Rory McIlroy bogeyed his last two holes for a third round 69 and confessed he’s still searching for confidence in his driving - the key to his entire game.
The world No 3 will go into the final round of the WGC-Bridgestone Invitational 15 shots behind runaway leader Tiger Woods after another poor day off the tee.
“It’s hard to make a good score when you are not hitting it in the fairway,” said McIlroy, who is ranked 71st in the 73-strong field for driving accuracy. “I sort of got the most out of my round, even though I bogeyed the last two holes. Ball-striking wise, a 69 wasn’t too bad.”
McIlroy finished fifth at Firestone last year and went on to win the US PGA by eight shots. But this year he admits that he’s not quite at that level.
“[I’m] a little bit [short of where I was last year.] I am definitely not hitting the ball as well as I would like. If I can drive the ball in the fairway, it makes things a lot easier.
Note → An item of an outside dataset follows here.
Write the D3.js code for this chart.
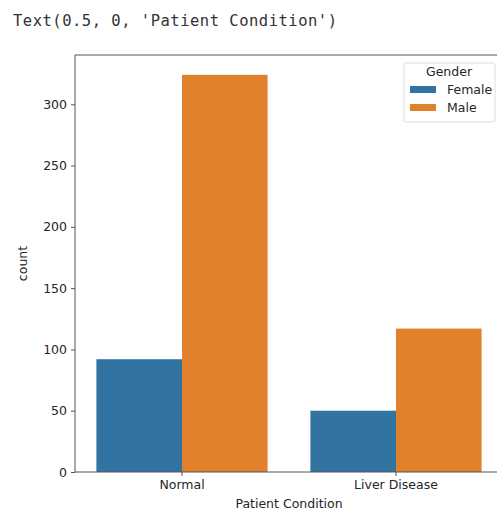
<!DOCTYPE html>
<html>
<head>
<meta charset="utf-8">
<script src="https://cdn.jsdelivr.net/npm/d3@7"></script>
<style>
  body { margin: 0; background: #fff; overflow: hidden; }
  svg { display: block; }
  text { font-family: "DejaVu Sans", sans-serif; fill: #262626; }
</style>
</head>
<body>
<div id="chart"></div>
<script>
const conditions = ['Normal', 'Liver Disease'];
const genders = ['Female', 'Male'];
const femaleCounts = [92, 50];
const maleCounts = [324, 117];
const yTicks = [0, 50, 100, 150, 200, 250, 300];
const colors = ['#3274a1', '#e1812c'];

const width = 497, height = 512;
const margin = { top: 55, left: 75 };
const plotW = 428, plotH = 417;
const fs = '12.5px';

const svg = d3.select('#chart').append('svg')
    .attr('width', width)
    .attr('height', height);

// notebook output line above the figure
svg.append('text')
    .attr('x', 13)
    .attr('y', 26)
    .attr('textLength', 324)
    .attr('lengthAdjust', 'spacing')
    .style('font-family', '"DejaVu Sans Mono", monospace')
    .style('font-size', '15.5px')
    .style('fill', '#333')
    .text("Text(0.5, 0, 'Patient Condition')");

const g = svg.append('g')
    .attr('transform', `translate(${margin.left},${margin.top})`);

const rows = conditions.map((c, i) => ({ cond: c, values: [femaleCounts[i], maleCounts[i]] }));

const x0 = d3.scaleBand()
    .domain(conditions)
    .range([0, plotW])
    .paddingInner(0.2)
    .paddingOuter(0.1);

const x1 = d3.scaleBand()
    .domain(genders)
    .range([0, x0.bandwidth()]);

const y = d3.scaleLinear()
    .domain([0, d3.max(maleCounts) * 1.05])
    .range([plotH, 0]);

// bars
g.selectAll('.grp')
    .data(rows)
    .enter()
    .append('g')
    .attr('transform', d => `translate(${x0(d.cond)},0)`)
    .selectAll('rect')
    .data(d => d.values.map((v, j) => ({ gender: genders[j], value: v, color: colors[j] })))
    .enter()
    .append('rect')
    .attr('x', d => x1(d.gender))
    .attr('y', d => y(d.value))
    .attr('width', x1.bandwidth())
    .attr('height', d => plotH - y(d.value))
    .attr('fill', d => d.color);

// axes
const yAxis = g.append('g')
    .call(d3.axisLeft(y).tickValues(yTicks).tickSize(4).tickPadding(4));
yAxis.select('.domain').remove();
yAxis.selectAll('line').attr('stroke', '#555');
yAxis.selectAll('text').style('font-size', fs).style('font-family', '"DejaVu Sans", sans-serif').attr('fill', '#262626');

const xAxis = g.append('g')
    .attr('transform', `translate(0,${plotH})`)
    .call(d3.axisBottom(x0).tickSize(4).tickPadding(4));
xAxis.select('.domain').remove();
xAxis.selectAll('line').attr('stroke', '#555');
xAxis.selectAll('text').style('font-size', fs).style('font-family', '"DejaVu Sans", sans-serif').attr('fill', '#262626');

// spines (the right one falls outside the cropped view)
g.append('line').attr('x1', 0).attr('x2', 0).attr('y1', 0).attr('y2', plotH).attr('stroke', '#555');
g.append('line').attr('x1', 0).attr('x2', plotW).attr('y1', plotH).attr('y2', plotH).attr('stroke', '#555');
g.append('line').attr('x1', 0).attr('x2', plotW).attr('y1', 0).attr('y2', 0).attr('stroke', '#555');

// axis labels
g.append('text')
    .attr('transform', `translate(-48,${plotH / 2}) rotate(-90)`)
    .attr('text-anchor', 'middle')
    .style('font-size', fs)
    .text('count');

g.append('text')
    .attr('x', plotW / 2)
    .attr('y', plotH + 36)
    .attr('text-anchor', 'middle')
    .style('font-size', fs)
    .text('Patient Condition');

// legend
const legend = g.append('g')
    .attr('transform', `translate(${plotW - 99},8)`);

legend.append('rect')
    .attr('width', 91)
    .attr('height', 59)
    .attr('rx', 2)
    .attr('fill', '#fff')
    .attr('stroke', '#ddd');

legend.append('text')
    .attr('x', 45)
    .attr('y', 13)
    .attr('text-anchor', 'middle')
    .style('font-size', fs)
    .text('Gender');

genders.forEach((gname, i) => {
    legend.append('rect')
        .attr('x', 6)
        .attr('y', 23 + i * 18)
        .attr('width', 26)
        .attr('height', 7)
        .attr('fill', colors[i]);
    legend.append('text')
        .attr('x', 43)
        .attr('y', 31 + i * 18)
        .style('font-size', fs)
        .text(gname);
});
</script>
</body>
</html>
I am not doing that at the moment and it is something I need to fix.”
Insisting he had a better knowledge of his swing than before, he said: “I have put in a lot of work for the past couple of weeks but I definitely feel things are going in the right direction.
“Once I get my long game back on track, I feel like my short game is exactly where it needs to be. If I can start hitting some fairways, hopefully I can challenge for some tournaments.”
Woods followed his second round 61 with a two under 68 to lead by seven shots in his quest for an eight title at Firestone from Sweden’s Henrik Stenson on 15 under par with McIlroy tied for 17th on even par.
Graeme McDowell posted a third successive 71 to share 36th on three over while Shane Lowry had an eagle three, three birdies, three bogey and a double bogey seven in a level par 70 that left him joint 57th on eight over.
Having three putted three times on Friday, Lowry was better on the greens yesterday but languishes at 64th in the field for scrambling because of his struggles with the putter.
On a positive note, his 70 was the first time he has matched par in six competitive rounds at Firestone having finished 77th on 20 over on his debut in 2009.
Stenson, meanwhile, signed for a three under par 67 at Firestone Country Club to move into second place, some seven shots back from Woods, who reached 15 under par with a 68.
Englishman Chris Wood is also among those hunting down the 14-time Major winner, lying nine shots back in tied fourth after a 70, alongside his compatriot Luke Donald, who birdied the last for a 68.
Stenson is relishing the challenge of overhauling Woods, but was realistic about his chances given the World Number One’s record of seven wins in 13 appearances in this event.
“It’s kind of tough to pick up seven or eight shots on Tiger around here,” said Stenson. “It would take something spectacular on my behalf or any of the other guys around me, and obviously a very, very poor round for him. I’m just going to try to play my game, and I’m excited to go out and play with him tomorrow.”
Wood played in the same group as Woods, the player he idolised growing up, and was delighted with the way he handled an intimidating situation.
“It was a totally new experience for me – the noise on the first tee,” said the Bristol man. “When he chipped in on 13, I’ve never heard a noise quite so loud on the golf course. But I loved every minute. We chatted away a little bit, and after three or four holes I felt a lot more settled than I thought I might.
“I want to finish as near as I can to him, really, because that’s probably going to be second. And that’ll do a lot for me. I’m here to try to break into the top 50 in the world, and I’ve got a good chance tomorrow.
“I need to go out there with the same sort of mindset as I had today. It was a big test for me today, so I feel like I did okay.”
Miguel Angel Jiménez moved up to tied seventh with a brilliant 65, while Masters Tournament winner Adam Scott also jumped up the leaderboard, sharing ninth place after a 66.